At the same time, expensive retainers are not justified unless they come with genuine input. If an agency charges premium rates but treats your account like a set-and-forget job, the numbers will catch up with them.
The real question is whether the service improves ROI. Sometimes a higher fee is worth it because the agency reduces wasted spend, improves conversion rate and helps you close more of the leads you already pay for. Sometimes a business needs to hear the harder truth – that the ad account is not the main problem, the website or sales process is.
That is the value of a proper review. It tells you whether your Google Ads service is built around business performance or platform activity.
Who this matters most for
If you are a founder, director or marketing lead trying to grow without a full in-house team, this matters a lot. Paid search can be one of the fastest ways to generate demand, but only if the account is managed with discipline.
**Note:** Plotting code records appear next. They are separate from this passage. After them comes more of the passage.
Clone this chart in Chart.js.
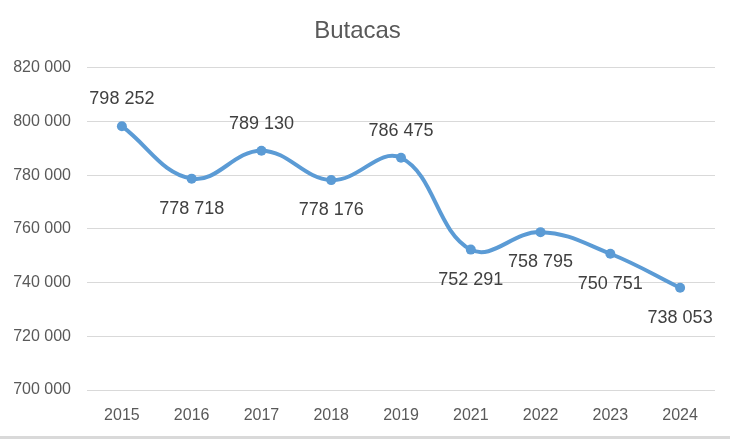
<!DOCTYPE html>
<html>
<head>
<meta charset="utf-8">
<script src="https://cdn.jsdelivr.net/npm/chart.js@4/dist/chart.umd.min.js"></script>
<style>
  html, body { margin: 0; padding: 0; background: #fff; }
  #wrap { width: 730px; height: 440px; }
</style>
</head>
<body>
<div id="wrap"><canvas id="c" width="730" height="440"></canvas></div>
<script>
const years = ['2015', '2016', '2017', '2018', '2019', '2021', '2022', '2023', '2024']
const seats = [798252, 778718, 789130, 778176, 786475, 752291, 758795, 750751, 738053]
const labelSide = ['above', 'below', 'above', 'below', 'above', 'below', 'below', 'below', 'below']

const fmt = v => String(v).replace(/\B(?=(\d{3})+(?!\d))/g, ' ')
const FONT = '"Liberation Sans", Arial, sans-serif'

// white background + light bottom frame line
const frame = {
  id: 'frame',
  beforeDraw(chart) {
    const ctx = chart.ctx
    ctx.save()
    ctx.fillStyle = '#fff'
    ctx.fillRect(0, 0, chart.width, chart.height)
    ctx.fillStyle = '#d9d9d9'
    ctx.fillRect(0, chart.height - 4, chart.width, 3)
    ctx.restore()
  }
}

// value labels above / below each point
const valueLabels = {
  id: 'valueLabels',
  afterDatasetsDraw(chart) {
    const ctx = chart.ctx
    const meta = chart.getDatasetMeta(0)
    ctx.save()
    ctx.font = '18px ' + FONT
    ctx.fillStyle = '#404040'
    ctx.textAlign = 'center'
    ctx.textBaseline = 'middle'
    meta.data.forEach((pt, i) => {
      const dy = labelSide[i] === 'above' ? -27 : 30
      ctx.fillText(fmt(seats[i]), pt.x, pt.y + dy)
    })
    ctx.restore()
  }
}

new Chart(document.getElementById('c').getContext('2d'), {
  type: 'line',
  data: {
    labels: years,
    datasets: [{
      label: 'Butacas',
      data: seats,
      borderColor: '#5b9bd5',
      backgroundColor: '#5b9bd5',
      borderWidth: 4,
      tension: 0.4,
      pointRadius: 5,
      pointHoverRadius: 5,
      pointBackgroundColor: '#5b9bd5',
      pointBorderWidth: 0
    }]
  },
  options: {
    responsive: false,
    animation: false,
    events: [],
    layout: { padding: { left: 0, right: 15, top: 0, bottom: 10 } },
    plugins: {
      legend: { display: false },
      tooltip: { enabled: false },
      title: {
        display: true,
        text: 'Butacas',
        color: '#595959',
        font: { family: FONT, size: 24, weight: 'normal' },
        padding: { top: 17, bottom: 22 }
      }
    },
    scales: {
      x: {
        offset: true,
        grid: { display: false, offset: true },
        border: { display: false },
        ticks: {
          color: '#595959',
          font: { family: FONT, size: 16 },
          padding: 8
        },
        afterFit: s => { s.height = 40 }
      },
      y: {
        min: 700000,
        max: 820000,
        grid: { color: '#d9d9d9', lineWidth: 1, drawTicks: false },
        border: { display: false },
        ticks: {
          stepSize: 20000,
          color: '#595959',
          font: { family: FONT, size: 16 },
          padding: 16,
          callback: v => fmt(v)
        },
        afterFit: s => { s.width = 87 }
      }
    }
  },
  plugins: [frame, valueLabels]
})
</script>
</body>
</html>
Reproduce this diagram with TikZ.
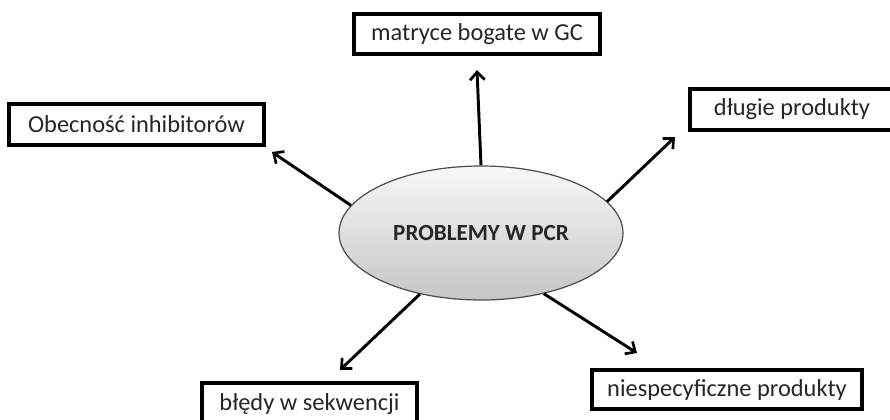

This is especially true for service-led businesses, local operators and SMEs in competitive sectors. You do not need the biggest budget in the market. You need tighter targeting, cleaner tracking and a better conversion journey. That is how underdogs compete.
A local agency with the right mindset can be a strong fit here. Four Social, for example, positions Google Ads as part of a wider growth engine rather than a standalone channel, which is often the difference between buying clicks and generating enquiries.
The question to ask before you renew
Before you sign another month or another year, ask one simple question. Is your current provider helping you make better commercial decisions, or are they just keeping the account ticking over?
That question cuts through the noise. A good Google Ads management service should make your next move clearer, your spend smarter and your pipeline stronger. If it is not doing that, the issue may not be Google Ads at all. It may be the service behind it.
The right partner will not ask you to spend blindly. They will show you where the gaps are, fix what is holding conversion back and help you compete by being sharper, not louder.